As a business owner, there are a lot of tasks or projects that need to get done to grow your business that don't require a full-time employee. Especially when it comes to things like graphic design, technology help, and maybe even some sales and marketing projects. So for many, it makes a lot of sense to outsource those tasks to outside contractors. But hiring outside contractors comes with a few unique challenges.

Responsiveness

When you have a full-time employee, there is a certain level of responsiveness that you have grown accustomed to. You expect to be able to reach them during business hours, they should answer your emails or phone calls within a certain time period, etc. But should you expect the same level of responsiveness of your graphic designer who works for you 10 hours a month? They no doubt have other clients and projects, and it's not reasonable to expect them to drop everything for your projects when they come in. 

Responsiveness is something that when taken too far kills productivity. It kills spirit. It kills creativity, and it eradicates opportunity. So I want to challenge you to be really careful about this in your company. For both contract and full-time workers, I want you to show your staff through your modeled behavior and, over time, through the culture you create that at your company you prize value created more than responsiveness, or especially more than hyper-responsiveness.

Now, what do I mean by that? It's really common for us to use how responsive somebody is to assuage our fear of "Are they actually working?" and I get it. I can probably count on one hand the number of people who I really felt were taking advantage of the system, and they were hyper-responsive to emails but did little else of value. 

Give Them Space to Create Value

If I email Sally and get a response back in two minutes, I feel more comfortable because I know Sally is working, but at what cost? If Sally gets back to you within two minutes, what that means is that she's likely having certain low-level vigilance of monitoring her inbox.
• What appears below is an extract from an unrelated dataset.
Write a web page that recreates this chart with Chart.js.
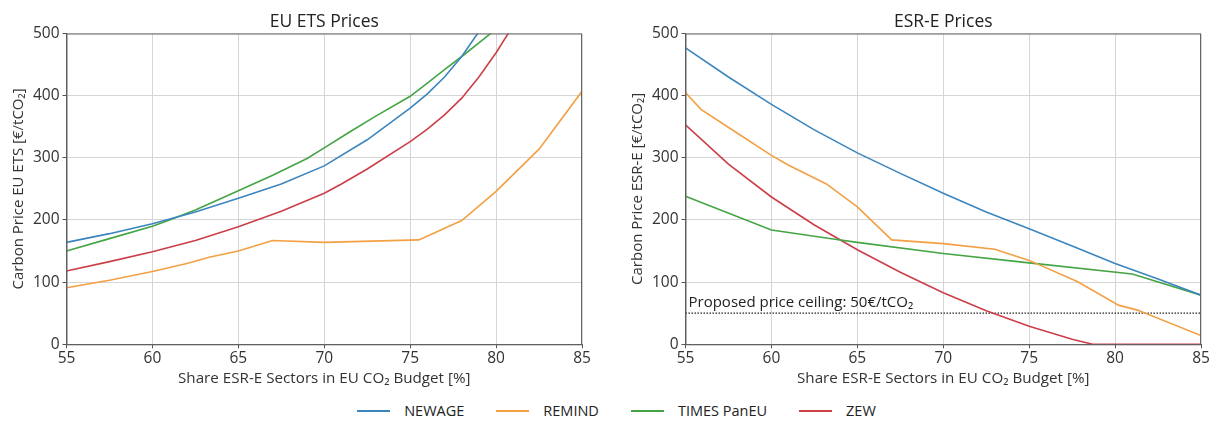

Think about what a drain to her best attention that would be. If she's in operations, I want a portion of her best attention in doing things like systems refinement and producing high-value work for our clients. If she's in sales, I want a portion of her best energy to be uninterrupted doing the prospecting work she needs to do and having those closing sales conversations. If she's in accounting, I want some of her best time to be working on the key reporting that we need -- to have things on receivables, or on our P&L part, right. If she's in marketing, I want some of her best time to be spent evaluating different campaigns that we've got going on, creating wonderful sales copy, actually getting leads generated at a right price point cost per lead. I don't want her best attention to be spent monitoring her inbox. 

An Experiment 

For the next 30 days, I want you to set up an experiment with your staff. Get them together say, "Look, we know that this is an issue and that we're so busy responding to one another that we're not having the focus time to create the most value we can for the company. So, what I would propose is for the next 30 days is let's step back and create some ground rules about how responsive people should be and how we communicate with one another, how frequently we communicate with one another. Do we cc or bcc under what circumstances? How do we use our project management tool to update this versus a flurry of emails?"

 All of you will have some tweaks and refinements along the way toward creating more value, reducing stress, reducing junk work on one another in a way that makes everyone's life better. Good luck to you as you apply this simple idea to helping your team produce more with less.